More relief funds for businesses
Gov. John Carney has announced an expansion of the DE Relief Grants program for businesses hardest hit by COVID-19 restrictions. The expansion will provide up to $25 million in additional relief for hundreds of businesses that have been disproportionately impacted. Qualifying businesses, including restaurants and taprooms, will receive double their original grant allocation.
The program - funded by the federal Coronavirus Aid, Relief, and Economic Security (CARES) Act - is providing more than $150 million in direct assistance to Delaware small businesses statewide. The application deadline is Friday, Dec. 4, and can be found at delbiz.com/relief.
Sussex Academy goes to remote learning until Dec. 7
Sussex Academy in Georgetown has switched to remote learning for the rest of this week until Monday, Dec. 7. The school will complete the fall sports season as long as events are permitted and will be closed Nov. 23-27 for Thanksgiving break.

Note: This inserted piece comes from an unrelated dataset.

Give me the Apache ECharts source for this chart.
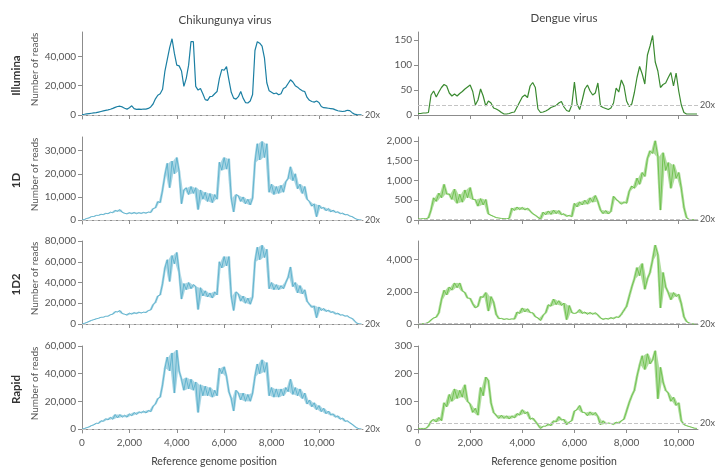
<!DOCTYPE html>
<html><head><meta charset="utf-8">
<script src="https://cdn.jsdelivr.net/npm/echarts@6/dist/echarts.min.js"></script>
<style>html,body{margin:0;padding:0;background:#fff}#c{width:725px;height:476px}</style>
</head><body><div id="c"></div>
<script>
// ---------- data ----------
const STEP = 100; // bp between successive readings
const chikLength = 11860;
const dengueLength = 10740;
const columnTitles = ['Chikungunya virus', 'Dengue virus'];
const rowLabels = ['Illumina', '1D', '1D2', 'Rapid'];
const yAxisTitle = 'Number of reads';
const xAxisTitle = 'Reference genome position';
const xTicks = [0, 2000, 4000, 6000, 8000, 10000];
const thresholdValue = 20;
const thresholdLabel = '20x';

const chikIllumina = [
 300,500,800,1000,1200,1400,1600,2000,2400,2800,
 3200,3500,3900,4500,5200,5800,6000,5500,4600,4000,
 5000,6300,4300,3800,4000,3900,4100,4000,4500,5500,
 7500,11000,13500,14500,17500,30000,38000,46000,52000,42000,
 34000,33500,30000,19500,25000,34000,50000,50000,19500,17000,
 18000,14500,10500,10000,12500,12800,14500,16000,25000,31000,
 30500,33000,24000,15500,11500,10800,12500,16000,11500,8500,
 8200,9500,14000,44000,50000,49000,47000,39000,22000,16500,
 15500,14500,15000,13800,14500,18000,19000,21500,24000,22500,
 20000,19000,17500,16500,16000,12000,10000,9200,8800,9500,
 8500,5800,5000,4800,4600,4400,4200,3500,2900,2600,
 2400,2600,3200,3000,1600,600,200,100,50];
const chik1D = [
 0,200,700,900,1500,1500,2000,2000,2500,2300,
 2900,2700,3400,3100,4200,3700,4500,3300,2900,2600,
 3200,2700,3300,2700,3200,2800,3300,2900,3500,3200,
 5000,5200,8000,7500,13000,19500,24500,14000,25500,20000,
 27000,21000,7000,13000,14000,11000,14500,11500,14000,4500,
 13000,9000,12000,8000,11500,7500,11000,9000,25000,21500,
 27000,22000,26500,9500,3500,11000,10500,8000,10000,7000,
 9000,6500,9500,25000,33000,26000,34000,27000,33000,12000,
 15500,11000,14500,11500,15000,12000,16500,18000,23000,17000,
 20000,13500,15500,11500,14500,9000,8000,6000,7000,1400,
 6500,5000,5500,4000,5000,3500,4300,3200,3600,2700,
 3000,2200,2400,1700,1500,800,300,100,50];
const chik1D2 = [
 0,600,1500,2500,3500,4200,5000,5500,6500,6500,
 7500,7500,9000,9500,12000,11500,13000,10000,9500,8500,
 10500,9500,11000,10000,11500,10500,11500,11000,13000,13500,
 18500,21000,27000,28000,39000,54000,62000,41000,66000,58000,
 69000,50000,24000,39000,33000,40000,34000,38000,36000,14000,
 35000,27000,32000,26000,30000,25000,31000,28000,60000,54000,
 65000,56000,65000,27000,13000,31000,29000,22000,27000,20000,
 25000,19000,26000,60000,74000,62000,76000,64000,72000,34000,
 40000,33000,38000,33000,37000,34000,40000,45000,55000,36000,
 40000,30000,37000,29000,33000,22000,19000,16000,17500,6000,
 16500,13000,15000,12000,13500,11000,12000,9500,10500,8500,
 9000,7500,8000,6000,5500,3000,800,200,50];
const chikRapid = [
 0,300,1000,1500,2500,3000,4200,4000,6000,5500,
 7500,6500,8500,7000,10500,8000,10500,8500,10000,8500,
 11000,9500,12000,10500,12500,11500,13000,11500,13500,12500,
 16500,18000,22000,23000,32000,44000,52000,42000,55000,26000,
 57000,42000,36000,28000,37000,29000,36000,28000,34000,12000,
 32000,24000,31000,24000,30000,23000,28000,24000,44000,40000,
 45000,38000,27000,22000,13000,28000,26000,21000,26000,20000,
 25000,20000,26000,38000,47000,40000,50000,41000,48000,24000,
 30000,23000,29000,23000,29000,24000,30000,27000,36000,25000,
 30000,24000,29000,22000,26000,18000,21000,16000,19000,14000,
 17000,12500,15000,11000,13000,10000,11000,8500,9500,7000,
 8000,5500,6000,4500,3500,2000,800,200,50];

const dengueIllumina = [
 3,3,4,4,5,40,48,36,46,55,
 61,58,44,38,42,38,43,47,52,56,
 60,47,20,30,52,38,18,28,24,14,
 12,9,5,2,2,3,5,6,16,26,
 36,40,35,58,65,55,12,5,6,8,
 11,15,17,19,24,27,16,9,7,20,
 66,22,11,30,52,60,48,40,44,64,
 18,15,13,11,14,24,54,46,70,58,
 28,17,22,45,75,97,82,62,120,138,
 159,106,88,55,61,64,75,85,58,84,
 48,20,5,2,2,2,2,2];
const dengue1D = [
 30,30,35,35,50,250,560,470,680,560,
 900,650,660,520,780,420,650,450,760,560,
 820,520,520,350,540,380,520,150,120,90,
 60,50,40,35,35,40,300,240,330,260,
 320,250,300,230,160,120,70,20,200,130,
 230,140,250,160,240,130,160,90,120,80,
 420,330,460,380,500,400,560,450,620,460,
 250,160,240,150,220,600,520,470,400,460,
 420,720,860,800,1060,900,1200,1100,1550,1750,
 1680,2000,1600,250,1700,1250,1450,800,1400,1050,
 1200,800,320,60,10,10,10,10];
const dengue1D2 = [
 20,20,25,40,100,250,380,420,700,1500,
 2100,1800,2300,2100,2550,2250,2550,2050,1950,1600,
 1600,1250,1000,1100,1700,1650,1950,800,1700,1350,
 600,330,350,280,330,280,320,300,750,650,
 1000,750,950,700,700,450,380,220,550,700,
 1200,1100,1550,1200,1450,1150,1300,270,1150,700,
 650,700,900,650,750,600,720,600,700,560,
 380,280,350,300,400,320,450,400,600,850,
 1100,1700,2300,2800,3500,3000,3750,2150,2800,3200,
 4000,4900,4300,1000,3200,2300,1950,1500,1950,1700,
 1850,1250,450,150,60,15,10,10];
const dengueRapid = [
 2,2,2,2,10,28,35,25,42,30,
 95,80,125,100,145,110,140,115,160,100,
 90,60,75,50,150,120,188,175,95,60,
 50,38,50,38,48,36,48,40,56,50,
 70,55,62,35,40,28,15,2,10,10,
 18,12,30,25,45,32,35,15,25,30,
 65,70,85,60,60,48,62,50,60,45,
 15,30,18,22,20,16,25,20,30,35,
 65,95,120,140,190,230,265,215,272,235,
 250,283,109,223,170,140,130,100,115,85,
 95,30,16,12,9,6,3,2];

const yTicks = [
 [0,20000,40000], [0,50,100,150],
 [0,10000,20000,30000], [0,500,1000,1500,2000],
 [0,20000,40000,60000,80000], [0,2000,4000],
 [0,20000,40000,60000], [0,100,200,300]];
const yMax = [56600,166,35900,2096,80000,5150,60000,300];

// ---------- layout / style ----------
const panels = [chikIllumina, dengueIllumina, chik1D, dengue1D, chik1D2, dengue1D2, chikRapid, dengueRapid];
const colors = ['#1b7fa3','#3a8a30','#5bb0cc','#6bbf4a','#5bb0cc','#6bbf4a','#5bb0cc','#6bbf4a'];
const noisyBand = [false,false,true,true,true,true,true,true];
const rowTops = [32, 137, 241, 346];
const plotH = 87, zeroOffset = 4;
const colLeft = [82, 418], colWidth = [281, 280];
const FONT = 'Lato, "Open Sans", sans-serif';
const axisColor = '#8c8c8c';
const fmt = v => String(v).replace(/\B(?=(\d{3})+(?!\d))/g, ',');

const grids = [], xAxes = [], yAxes = [], series = [];
panels.forEach((vals, i) => {
  const row = Math.floor(i / 2), col = i % 2;
  grids.push({left: colLeft[col], top: rowTops[row], width: colWidth[col], height: plotH});
  const bottom = row === 3;
  xAxes.push({
    type: 'value', gridIndex: i, min: 0, max: col === 0 ? chikLength : dengueLength,
    axisLine: {show: true, lineStyle: {color: axisColor, width: 1}},
    axisTick: {show: true, length: 4, customValues: xTicks, lineStyle: {color: axisColor}},
    axisLabel: {show: bottom, customValues: xTicks, formatter: fmt, color: '#555', fontSize: 10, fontFamily: FONT, margin: 5},
    splitLine: {show: false}
  });
  const mx = yMax[i];
  yAxes.push({
    type: 'value', gridIndex: i, max: mx, min: -mx * zeroOffset / (plotH - zeroOffset),
    axisLine: {show: true, onZero: false, lineStyle: {color: axisColor, width: 1}},
    axisTick: {show: true, length: 4, customValues: yTicks[i], lineStyle: {color: axisColor}},
    axisLabel: {customValues: yTicks[i], formatter: fmt, color: '#555', fontSize: 10, fontFamily: FONT, margin: 6},
    splitLine: {show: false}
  });
  if (noisyBand[i]) {
    // band swept by consecutive readings (read-noise envelope), drawn as polygons through the axes
    const env = [];
    for (let k = 0; k < vals.length - 1; k++) {
      env.push([(k + 0.5) * STEP, Math.min(vals[k], vals[k + 1]), Math.max(vals[k], vals[k + 1])]);
    }
    const segs = [];
    for (let k = 0; k < env.length - 1; k++) segs.push(env[k].concat(env[k + 1]));
    const col_ = colors[i];
    series.push({
      type: 'custom', xAxisIndex: i, yAxisIndex: i, silent: true, clip: true,
      encode: {x: [0, 3], y: [1, 2, 4, 5]},
      data: segs,
      renderItem: (params, api) => ({
        type: 'polygon',
        shape: {points: [
          api.coord([api.value(0), api.value(1)]),
          api.coord([api.value(3), api.value(4)]),
          api.coord([api.value(3), api.value(5)]),
          api.coord([api.value(0), api.value(2)])]},
        style: {fill: col_, opacity: 0.55}
      })
    });
  }
  series.push({
    type: 'line', xAxisIndex: i, yAxisIndex: i, symbol: 'none',
    data: vals.map((v, k) => [k * STEP, v]),
    lineStyle: {color: colors[i], width: noisyBand[i] ? 0.9 : 1.2},
    markLine: {
      silent: true, symbol: ['none', 'none'], animation: false,
      lineStyle: {type: 'dashed', color: '#c4c4c4', width: 1},
      label: {show: true, position: 'end', formatter: thresholdLabel, color: '#555', fontSize: 9, fontFamily: FONT, distance: 2},
      data: [{yAxis: thresholdValue}]
    }
  });
});

const graphic = [];
const titleX = [225, 564], titleY = [20, 18];
columnTitles.forEach((t, c) => graphic.push({type: 'text', x: titleX[c], y: titleY[c],
  style: {text: t, font: '11.5px ' + FONT, fill: '#444', align: 'center', verticalAlign: 'middle'}}));
rowLabels.forEach((t, r) => {
  const cy = rowTops[r] + plotH / 2;
  graphic.push({type: 'text', x: 16.5, y: cy, rotation: Math.PI / 2,
    style: {text: t, font: 'bold 11.5px ' + FONT, fill: '#333', align: 'center', verticalAlign: 'middle'}});
  graphic.push({type: 'text', x: 35, y: cy - 6, rotation: Math.PI / 2,
    style: {text: yAxisTitle, font: '10px ' + FONT, fill: '#555', align: 'center', verticalAlign: 'middle'}});
});
[214, 554].forEach(x => graphic.push({type: 'text', x: x, y: 462,
  style: {text: xAxisTitle, font: '10.5px ' + FONT, fill: '#444', align: 'center', verticalAlign: 'middle'}}));

const chart = echarts.init(document.getElementById('c'), null, {renderer: 'canvas'});
chart.setOption({animation: false, backgroundColor: '#fff', grid: grids, xAxis: xAxes, yAxis: yAxes, series: series, graphic: graphic});
</script></body></html>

After nine weeks of instruction, some students have tested positive for COVID-19, but all cases were traced to contact in the household; none have been connected to contact within Sussex Academy, said Head of School Eric Anderson.
Record number of new nursing home cases
A report released this week shows new COVID-19 cases in nursing homes in the U.S. have reached a record number this month surpassing previous peaks since the Centers for Medicare & Medicaid Services started tracking cases in nursing homes. The surge corresponds to increased cases in the communities where facilities are located.
In Delaware, of the 739 deaths related to COVID-19, 423 occurred in long-term care facilities. There have been 1,577 confirmed positive cases in those facilities.
According to Johns Hopkins University, weekly cases in the general U.S. population rose by 140 percent to 572,613,527 the week of Nov. 1. A correlating uptick in new cases in nursing homes occurred when cases in the surrounding community started rising back in mid-September.
During the first week of November, 47 percent of new COVID cases in nursing homes were from Midwest states with major spikes in community spread in the upper parts of the region. As a result, the Midwest region saw a 200 percent increase in weekly COVID cases in nursing homes since mid-September.
“We are especially concerned that this situation will only get worse with Thanksgiving just around the corner,” said Mark Parkinson, president and CEO of American Health Care Association and National Center for Assisted Living. “The public must realize that their actions not only endanger our nation’s most vulnerable, but also trigger government lockdowns of facilities, keeping these residents from their loved ones. This is detrimental to their health, wellbeing and happiness. We urge everyone to do their part to slow the spread immediately and exercise caution when celebrating Thanksgiving.”
Parkinson said most of the $175 billion Provider Relief Fund provided by the CARES Act in April has already been distributed and health care providers, including long term care facilities, will need additional funds to continue the response to the pandemic heading into the cold and flu season. The financial aid is crucial in helping long term care facilities acquire personal protective equipment, conduct regular testing, and hire additional staff or reward current caregivers for their heroic efforts,” he said.